Ce qui est intéressant dans ce texte, c'est les allusions indirectes plutôt laudatives qui sont faites à la France (par exemple, cette phrase qui, en passant, rend hommage au juge Bruguière comme à un des meilleurs spécialistes de la lutte anti-terroriste). Les pratiques des neo-conservatives dans cette sorte d'appréciation critique se font effectivement toujours de façon indirecte, par allusion, — que ce soit les critiques négatives (comme lorsqu'il y eut quelques incidents antisémites en France, au printemps dernier), que ce soit une appréciation positive, comme ici. On prendra donc effectivement se passage du texte comme un signe que les neo-cons font aujourd'hui patte de velours vis-à-vis de la France. Gerecht parle de la France comme d'un pays qui fait partie de la communauté occidentale (ce qui est évident mais qui l'est encore plus lorsqu'on l'écrit), comme d'un pays frappé par le terrorisme, qui a su y répondre, qui coopère parfaitement aux niveaux qu'il faut avec les US dans la lutte anti-terroriste et ainsi de suite. Bref, la France toute belle, presque un allié “privilégié”. Dans le Weekly Standard, ce n'est pas courant.

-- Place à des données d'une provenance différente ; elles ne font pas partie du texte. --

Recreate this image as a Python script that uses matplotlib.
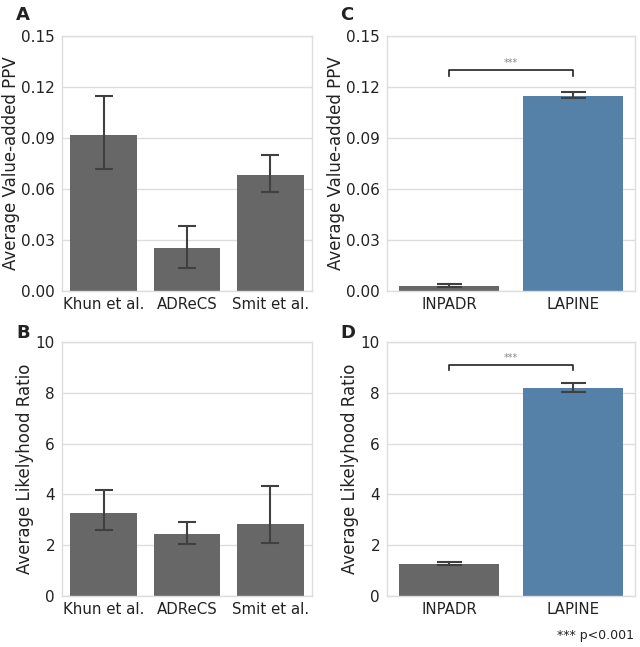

« Islamic radical networks, in various states of organization and health, have crisscrossed Western Europe for years. If only a minuscule fraction of the growing Muslim fundamentalist population of Europe were to join bin Laden's holy warriors and aim their terrorism against their neighbors, internal-security officers would confront nightmare scenarios. In the mid-1990s, a somewhat ragtag group of militants, inspired primarily by the troubles in war-torn Algeria, the frustrations of being Muslim in France, and a violent anti-Western brand of Islamic preaching, robbed banks, bombed Paris metro stations, and tried to derail a super-fast "TGV" passenger train. Less ragtag and far more suicidal, al Qaeda could certainly do better. Which is why European security services by and large have responded with alacrity to September 11, questioning, arresting, and incarcerating hundreds of fundamentalists. With the possible exceptions of the Belgians and the Dutch, the West Europeans have reacted as vigorously as the Americans, if not more so. The French and the British, both less agitated than Americans about civil liberties in times of stress, aggressively use temporary imprisonment as an investigative counterterrorist tool. France's famous counterterrorist judge Jean-Louis Bruguière could teach Attorney General John Ashcroft and the Federal Bureau of Investigation many things about using randomness in arrests and detention to sow anxiety amongst the enemy and give the (perhaps justified) impression of effective state power. »
Additionnons les deux textes, nos deux rapides analyses, et concluons :
• Quoiqu'il en soit de la réalité du supposé-machiavélisme de GW, le schéma offert par Kristol paraît un peu simpliste (vérité jusqu'ici, mensonges désormais), d'autant que GW a déjà parlé de la possibilité d'une issue non-guerrière alors qu'il était en période soi-disant “de vérité”. Une autre explication nous paraît plus plausible et par conséquent plus probable : les neo-cons sentent effectivement un flottement, une hésitation très sérieuse de GW dans ses projets de guerre, et ils commencent à s'inquiéter sérieusement. L'“explication” de Kristol est aussi bien une mesure pour dissimuler les conclusions que d'autres pourraient tirer, et une sorte de “proposition dialectique” faite à la Maison-Blanche pour effectivement retrouver une ligne plus belliciste sans trop se compromettre.
• Le texte de Gerecht, lui, confirme indirectement que l'affaire de l'ONU et la position française font souffrir les Américains. D'où un rappel indirect, affable et amical, plein du thème “la solidarité dans l'égalité”, en rappelant qu'il existe un ennemi commun et en plaidant que sa chute passe par celle de Saddam. Aucune dialectique venant des US (affabilité, amitié, surtout “solidarité dans l'égalité”) ne pourrait faire plus plaisir aux Français en temps normal. Sauf que les Français sont aujourd'hui ancrés à un principe qu'ils ont pris l'habitude de croire juste, et qu'ils ne croient en aucune façon anti-américain bien sûr ; leur cartésianisme bien connu autant que la structure de leur diplomatie bâtie autour de principes solides les conduisent à ne pas céder. Les résultats jusqu'ici plutôt positifs de leur attitude les renforcent dans leur détermination.